3D printed house site

The new Vulcan 3D construction printer is able to slide along tracks, squirting out concrete material in layers to build up the floors and walls, guided by its software containing each house design. Because the printer moves on tracks, although the width is limited, the print area is theoretically unlimited lengthways.

The printer works in a similar way to smaller 3D printers to construct objects. Unlike conventional building methods where one wall goes up at a time, one thin layer of liquid concrete is placed down at a time, hardening as it goes, and growing the building from the ground up.

The first display home is in an Austin, Texas backyard, and includes two bedrooms, a bathroom, and a kitchen. The roof (extending out to make a porch roof) and the concrete foundation platform are not 3D printed. This test home will be used as office space for Icon, so the company can spend time assessing the space and tweaking the initial design. The 3D printing software will allow for many different designs. Although the test home is permitted to current U.S. building standards, the team will also be testing the home for earthquake safety, which will be a factor in many regions of the world where this kind of home could be constructed. The homes will be built to the International Building Code (IBC) structural code standard.

There are other companies and organisations working on 3D printing homes – I will write about some of these in later posts on 3D building construction – but rather than targeting wealthier people in developed nations, New Story is specifically aiming to help people living in some of the most impoverished parts of the world. The big non-profit idea here is to make this technology affordable to “the bottom billion” rather than just the top few billion.

3D-printed bedroom

With this in mind, the 3D printer is designed to be able to be transported by truck, in harsh conditions, to rural areas. The mortar used in the printer must be able to be sourced locally, and the concrete foundations for each home will be the same as previously used by New Story for affordable housing in Haiti and El Salvador.

In case you were wondering, yes the new 3D construction process is far less labour intensive than conventional construction methods, with each home able to be constructed with the help of only 2-4 workers. This creates something of a dilemma for New Story, and indeed anyone else setting up for 3D printing construction in the future, as the non-profit has previously used building as a way to provide local jobs as well as shelter. However, the encouraging proposition that they could double or even triple the number of homes built, at a much lower cost, overrode the drop in the number of jobs supplied. In addition, the type of jobs needed will be new kinds of technical jobs, which they believe will better position workers for the future.

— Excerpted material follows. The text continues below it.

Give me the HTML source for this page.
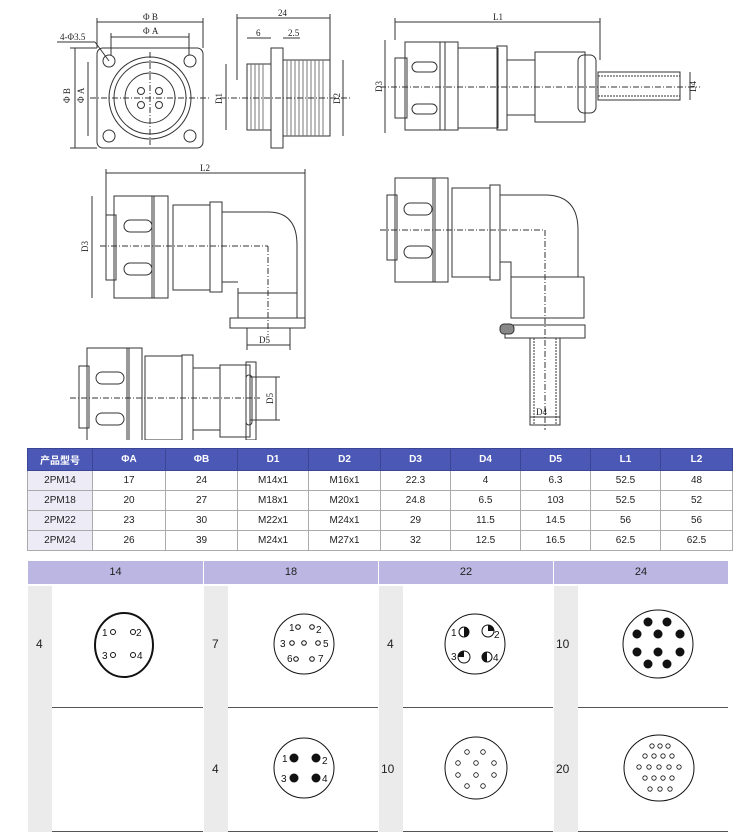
<!DOCTYPE html>
<html><head><meta charset="utf-8"><style>
*{margin:0;padding:0;box-sizing:border-box}
body{width:750px;height:837px;background:#fff;position:relative;overflow:hidden;font-family:"Liberation Sans","Noto Sans CJK SC",sans-serif}
svg{position:absolute;left:0;top:0}
table{position:absolute;left:27px;top:448px;width:706px;border-collapse:collapse;font-size:10px;color:#222}
td{text-align:center;height:20px;border:1px solid #aaa;background:#fff}
tr.h td{background:#4b58b5;color:#fff;height:22px;font-weight:bold;border-color:#3b4595}
td.n{background:#ecebf6}
.grid{position:absolute;left:28px;top:561px;width:700px}
.hd{position:absolute;top:0;height:23px;background:#bcb6e2;font-size:11px;text-align:center;line-height:23px;color:#222}
.cell{position:absolute;background:#fff;border-bottom:1px solid #555}
.strip{position:absolute;background:#ebebeb;font-size:12px;color:#222}
</style></head><body>
<svg width="750" height="440" viewBox="0 0 750 440" fill="none" stroke="#333" stroke-width="1" font-family="Liberation Serif" font-size="9">
<rect x="97" y="48" width="106" height="100" rx="6"/>
<circle cx="150" cy="98" r="41"/><circle cx="150" cy="98" r="36"/><circle cx="150" cy="98" r="25"/>
<circle cx="141" cy="91" r="3.5"/><circle cx="159" cy="91" r="3.5"/><circle cx="141" cy="105" r="3.5"/><circle cx="159" cy="105" r="3.5"/>
<circle cx="109" cy="61" r="6"/><circle cx="190" cy="61" r="6"/><circle cx="109" cy="136" r="6"/><circle cx="190" cy="136" r="6"/>
<line x1="90" y1="98" x2="210" y2="98" stroke-dasharray="6,2,1,2"/><line x1="150" y1="52" x2="150" y2="145" stroke-dasharray="6,2,1,2"/>
<line x1="97" y1="22" x2="203" y2="22"/><line x1="97" y1="18" x2="97" y2="48"/><line x1="203" y1="18" x2="203" y2="48"/>
<line x1="111" y1="37" x2="189" y2="37"/><line x1="111" y1="33" x2="111" y2="55"/><line x1="189" y1="33" x2="189" y2="55"/>
<line x1="75" y1="48" x2="75" y2="148"/><line x1="70" y1="48" x2="97" y2="48"/><line x1="70" y1="148" x2="97" y2="148"/>
<line x1="88" y1="62" x2="88" y2="136"/>
<line x1="57" y1="42" x2="95" y2="42"/><line x1="95" y1="42" x2="109" y2="61"/>
<g stroke="none" fill="#222"><text x="143" y="20">Φ B</text><text x="143" y="34">Φ A</text><text x="60" y="40">4-Φ3.5</text><text x="70" y="103" transform="rotate(-90 70 103)">Φ B</text><text x="84" y="103" transform="rotate(-90 84 103)">Φ A</text></g>
<rect x="271" y="48" width="12" height="100"/>
<rect x="247" y="64" width="24" height="66"/><rect x="283" y="60" width="47" height="76"/>
<g stroke="#777"><path d="M251 64v66M255 64v66M259 64v66M263 64v66M287 60v76M291 60v76M295 60v76M299 60v76M303 60v76M307 60v76M311 60v76M315 60v76M319 60v76M323 60v76"/></g>
<line x1="237" y1="18" x2="330" y2="18"/><line x1="237" y1="14" x2="237" y2="80"/><line x1="330" y1="14" x2="330" y2="60"/>
<line x1="247" y1="38" x2="271" y2="38"/><line x1="283" y1="38" x2="300" y2="38"/>
<line x1="226" y1="64" x2="226" y2="130"/><line x1="343" y1="60" x2="343" y2="136"/>
<line x1="220" y1="98" x2="350" y2="98" stroke-dasharray="6,2,1,2"/>
<g stroke="none" fill="#222"><text x="278" y="16">24</text><text x="256" y="36">6</text><text x="288" y="36">2.5</text><text x="222" y="104" transform="rotate(-90 222 104)">D1</text><text x="340" y="104" transform="rotate(-90 340 104)">D2</text></g>
<line x1="395" y1="22" x2="600" y2="22"/><line x1="395" y1="18" x2="395" y2="40"/><line x1="600" y1="18" x2="600" y2="60"/>
<line x1="385" y1="40" x2="385" y2="133"/>
<rect x="395" y="58" width="12" height="60"/><rect x="405" y="42" width="40" height="88"/><rect x="440" y="42" width="18" height="88"/>
<rect x="412" y="62" width="25" height="10" rx="5"/><rect x="412" y="104" width="25" height="10" rx="5"/>
<rect x="458" y="48" width="40" height="80"/><rect x="497" y="46" width="10" height="84"/><rect x="507" y="60" width="28" height="55"/>
<rect x="535" y="52" width="50" height="70"/><rect x="578" y="55" width="18" height="58" rx="6"/>
<rect x="598" y="72" width="82" height="28"/><line x1="598" y1="76" x2="680" y2="76" stroke-dasharray="2,1"/><line x1="598" y1="96" x2="680" y2="96" stroke-dasharray="2,1"/>
<line x1="380" y1="87" x2="700" y2="87" stroke-dasharray="6,2,1,2"/>
<line x1="690" y1="72" x2="690" y2="100"/>
<g stroke="none" fill="#222"><text x="493" y="20">L1</text><text x="382" y="92" transform="rotate(-90 382 92)">D3</text><text x="696" y="92" transform="rotate(-90 696 92)">D4</text></g>
<line x1="106" y1="173" x2="305" y2="173"/><line x1="106" y1="169" x2="106" y2="215"/><line x1="305" y1="169" x2="305" y2="318"/>
<line x1="92" y1="196" x2="92" y2="298"/>
<rect x="106" y="215" width="10" height="65"/><rect x="114" y="196" width="40" height="102"/><rect x="152" y="196" width="16" height="102"/>
<rect x="124" y="220" width="28" height="12" rx="6"/><rect x="124" y="263" width="28" height="12" rx="6"/>
<rect x="173" y="205" width="37" height="85"/><rect x="210" y="202" width="12" height="90"/>
<path d="M222 212 H268 Q297 212 297 245 V293 H238 V288"/><path d="M222 282 H238"/>
<rect x="238" y="293" width="59" height="25"/><rect x="230" y="318" width="75" height="10"/>
<line x1="100" y1="246" x2="268" y2="246" stroke-dasharray="6,2,1,2"/><line x1="268" y1="246" x2="268" y2="335" stroke-dasharray="6,2,1,2"/>
<line x1="247" y1="345" x2="290" y2="345"/><line x1="247" y1="328" x2="247" y2="350"/><line x1="290" y1="328" x2="290" y2="350"/>
<g stroke="none" fill="#222"><text x="200" y="171">L2</text><text x="88" y="252" transform="rotate(-90 88 252)">D3</text><text x="259" y="343">D5</text></g>
<rect x="387" y="195" width="10" height="65"/><rect x="395" y="178" width="40" height="104"/><rect x="433" y="178" width="15" height="104"/>
<rect x="404" y="203" width="28" height="12" rx="6"/><rect x="404" y="246" width="28" height="12" rx="6"/>
<rect x="452" y="188" width="38" height="89"/><rect x="490" y="185" width="10" height="95"/>
<path d="M500 195 H545 Q578 195 578 230 V277 H511 V262 L500 262"/>
<rect x="511" y="277" width="73" height="41"/>
<path d="M505 325 H585 V338 H505 Z"/><rect x="500" y="324" width="14" height="10" rx="4" fill="#888"/>
<rect x="530" y="338" width="30" height="87"/><line x1="534" y1="338" x2="534" y2="425" stroke-dasharray="2,1"/><line x1="556" y1="338" x2="556" y2="425" stroke-dasharray="2,1"/>
<line x1="380" y1="230" x2="545" y2="230" stroke-dasharray="6,2,1,2"/><line x1="545" y1="230" x2="545" y2="430" stroke-dasharray="6,2,1,2"/>
<line x1="530" y1="417" x2="560" y2="417"/>
<g stroke="none" fill="#222"><text x="536" y="415">D4</text></g>
<rect x="79" y="366" width="10" height="62"/><rect x="87" y="348" width="42" height="100"/><rect x="127" y="348" width="15" height="100"/>
<rect x="96" y="372" width="28" height="12" rx="6"/><rect x="96" y="413" width="28" height="12" rx="6"/>
<rect x="145" y="356" width="37" height="84"/><rect x="182" y="355" width="11" height="86"/><rect x="193" y="368" width="27" height="62"/>
<rect x="220" y="365" width="30" height="72"/><rect x="246" y="362" width="10" height="78"/><rect x="246" y="375" width="6" height="50" rx="3"/>
<line x1="70" y1="398" x2="260" y2="398" stroke-dasharray="6,2,1,2"/>
<line x1="276" y1="377" x2="276" y2="420"/><line x1="250" y1="377" x2="280" y2="377"/><line x1="250" y1="420" x2="280" y2="420"/>
<g stroke="none" fill="#222"><text x="273" y="404" transform="rotate(-90 273 404)">D5</text></g>
</svg>

<table>
<tr class="h"><td style="width:65px">产品型号</td><td style="width:73px">ΦA</td><td style="width:72px">ΦB</td><td style="width:71px">D1</td><td style="width:72px">D2</td><td style="width:70px">D3</td><td style="width:70px">D4</td><td style="width:70px">D5</td><td style="width:70px">L1</td><td>L2</td></tr>
<tr><td class="n">2PM14</td><td>17</td><td>24</td><td>M14x1</td><td>M16x1</td><td>22.3</td><td>4</td><td>6.3</td><td>52.5</td><td>48</td></tr>
<tr><td class="n">2PM18</td><td>20</td><td>27</td><td>M18x1</td><td>M20x1</td><td>24.8</td><td>6.5</td><td>103</td><td>52.5</td><td>52</td></tr>
<tr><td class="n">2PM22</td><td>23</td><td>30</td><td>M22x1</td><td>M24x1</td><td>29</td><td>11.5</td><td>14.5</td><td>56</td><td>56</td></tr>
<tr><td class="n">2PM24</td><td>26</td><td>39</td><td>M24x1</td><td>M27x1</td><td>32</td><td>12.5</td><td>16.5</td><td>62.5</td><td>62.5</td></tr>
</table>

<div class="grid">
<div class="hd" style="left:0;width:175px">14</div><div class="hd" style="left:176px;width:174px">18</div><div class="hd" style="left:351px;width:174px">22</div><div class="hd" style="left:526px;width:174px">24</div>
<div class="strip" style="left:0;top:25px;width:24px;height:246px"><span style="position:absolute;left:8px;top:51px">4</span></div>
<div class="strip" style="left:176px;top:25px;width:24px;height:246px"><span style="position:absolute;left:8px;top:51px">7</span><span style="position:absolute;left:8px;top:176px">4</span></div>
<div class="strip" style="left:351px;top:25px;width:24px;height:246px"><span style="position:absolute;left:8px;top:51px">4</span><span style="position:absolute;left:2px;top:176px">10</span></div>
<div class="strip" style="left:526px;top:25px;width:24px;height:246px"><span style="position:absolute;left:2px;top:51px">10</span><span style="position:absolute;left:2px;top:176px">20</span></div>
<div class="cell" style="left:24px;top:25px;width:151px;height:122px"></div><div class="cell" style="left:24px;top:147px;width:151px;height:124px"></div>
<div class="cell" style="left:200px;top:25px;width:150px;height:122px"></div><div class="cell" style="left:200px;top:147px;width:150px;height:124px"></div>
<div class="cell" style="left:375px;top:25px;width:150px;height:122px"></div><div class="cell" style="left:375px;top:147px;width:150px;height:124px"></div>
<div class="cell" style="left:550px;top:25px;width:150px;height:122px"></div><div class="cell" style="left:550px;top:147px;width:150px;height:124px"></div>
</div>

<svg width="750" height="837" viewBox="0 0 750 837" fill="none" stroke="#111" font-family="Liberation Sans" font-size="9">
<ellipse cx="124" cy="645" rx="29" ry="32" stroke-width="2"/>
<g fill="#111" stroke="none" font-size="10"><text x="102" y="636">1</text><text x="136" y="636">2</text><text x="102" y="659">3</text><text x="137" y="659">4</text></g>
<circle cx="113" cy="632" r="2.5"/><circle cx="133" cy="632" r="2.5"/><circle cx="113" cy="655" r="2.5"/><circle cx="133" cy="655" r="2.5"/>
<ellipse cx="304" cy="644" rx="30" ry="30"/>
<g fill="#111" stroke="none" font-size="10"><text x="289" y="631">1</text><text x="316" y="633">2</text><text x="280" y="647">3</text><text x="323" y="647">5</text><text x="287" y="662">6</text><text x="318" y="662">7</text></g>
<circle cx="298" cy="627" r="2.3"/><circle cx="312" cy="627" r="2.3"/><circle cx="292" cy="643" r="2.3"/><circle cx="304" cy="643" r="2.3"/><circle cx="318" cy="643" r="2.3"/><circle cx="296" cy="659" r="2.3"/><circle cx="312" cy="659" r="2.3"/>
<ellipse cx="475" cy="644" rx="30" ry="30"/>
<circle cx="464" cy="632" r="5"/><circle cx="488" cy="631" r="6"/><circle cx="464" cy="657" r="6"/><circle cx="487" cy="657" r="5"/>
<g fill="#111" stroke="none" font-size="10"><path d="M464 627a5 5 0 0 1 0 10z"/><path d="M488 625a6 6 0 0 1 6 6h-6z"/><path d="M464 651a6 6 0 0 0 -6 6h6z"/><path d="M487 652a5 5 0 0 0 0 10z"/><text x="451" y="636">1</text><text x="494" y="638">2</text><text x="451" y="660">3</text><text x="493" y="661">4</text>
<circle cx="648" cy="622" r="4.5"/><circle cx="667" cy="622" r="4.5"/><circle cx="637" cy="634" r="4.5"/><circle cx="658" cy="634" r="4.5"/><circle cx="680" cy="634" r="4.5"/><circle cx="637" cy="652" r="4.5"/><circle cx="658" cy="652" r="4.5"/><circle cx="680" cy="652" r="4.5"/><circle cx="648" cy="664" r="4.5"/><circle cx="667" cy="664" r="4.5"/></g>
<ellipse cx="658" cy="644" rx="35" ry="34"/>
<ellipse cx="304" cy="768" rx="30" ry="30"/>
<g fill="#111" stroke="none" font-size="10"><circle cx="294" cy="758" r="4.5"/><circle cx="316" cy="758" r="4.5"/><circle cx="294" cy="778" r="4.5"/><circle cx="316" cy="778" r="4.5"/><text x="282" y="762">1</text><text x="322" y="764">2</text><text x="281" y="782">3</text><text x="322" y="782">4</text></g>
<ellipse cx="476" cy="768" rx="31" ry="31"/>
<g stroke-width="0.8"><circle cx="467" cy="752" r="2.3"/><circle cx="483" cy="752" r="2.3"/><circle cx="458" cy="763" r="2.3"/><circle cx="476" cy="763" r="2.3"/><circle cx="494" cy="763" r="2.3"/><circle cx="458" cy="775" r="2.3"/><circle cx="476" cy="775" r="2.3"/><circle cx="494" cy="775" r="2.3"/><circle cx="467" cy="786" r="2.3"/><circle cx="483" cy="786" r="2.3"/></g>
<ellipse cx="659" cy="768" rx="35" ry="33"/>
<g stroke-width="0.8"><circle cx="652" cy="746" r="2.2"/><circle cx="660" cy="746" r="2.2"/><circle cx="668" cy="746" r="2.2"/>
<circle cx="645" cy="756" r="2.2"/><circle cx="654" cy="756" r="2.2"/><circle cx="663" cy="756" r="2.2"/><circle cx="672" cy="756" r="2.2"/>
<circle cx="639" cy="767" r="2.2"/><circle cx="649" cy="767" r="2.2"/><circle cx="659" cy="767" r="2.2"/><circle cx="669" cy="767" r="2.2"/><circle cx="679" cy="767" r="2.2"/>
<circle cx="645" cy="778" r="2.2"/><circle cx="654" cy="778" r="2.2"/><circle cx="663" cy="778" r="2.2"/><circle cx="672" cy="778" r="2.2"/>
<circle cx="650" cy="789" r="2.2"/><circle cx="660" cy="789" r="2.2"/><circle cx="670" cy="789" r="2.2"/></g>
</svg>
</body></html>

New Story is planning to take the printer to El Salvador later this year to print some test homes, and then to complete a whole community of homes. If all goes well, the plan after that is to spread the technology globally to areas in need. New Story is now in the process of raising US$600,000 for the first-ever community of 3D printed homes in El Salvador. Crowdfunded donors are being sought to fund whole houses for US$4,000.

Because it is a non-profit, New Story wants to share the technology with other non-profits and governments, to be able to change the lives of the most people possible. Crucially, it plans to eventually make the printer available for less than US$100,000, with a single printer able to construct at least 1,000 homes.

This all sounds very promising in terms of being part of a solution to global housing shortages, especially in poverty-stricken regions, and it is. However, it has been pointed out that the biggest need for safe, affordable housing in the developing world in not in rural areas with a lot of space for building, but in large and heavily populated cities. Although simple and relatively small, these particular 3D printed houses do still take up quite a bit of land area, and space is often very limited in areas of high population density. To be globally scalable, affordable 3D printed construction may well have to be able to scale vertically as well as horizontally.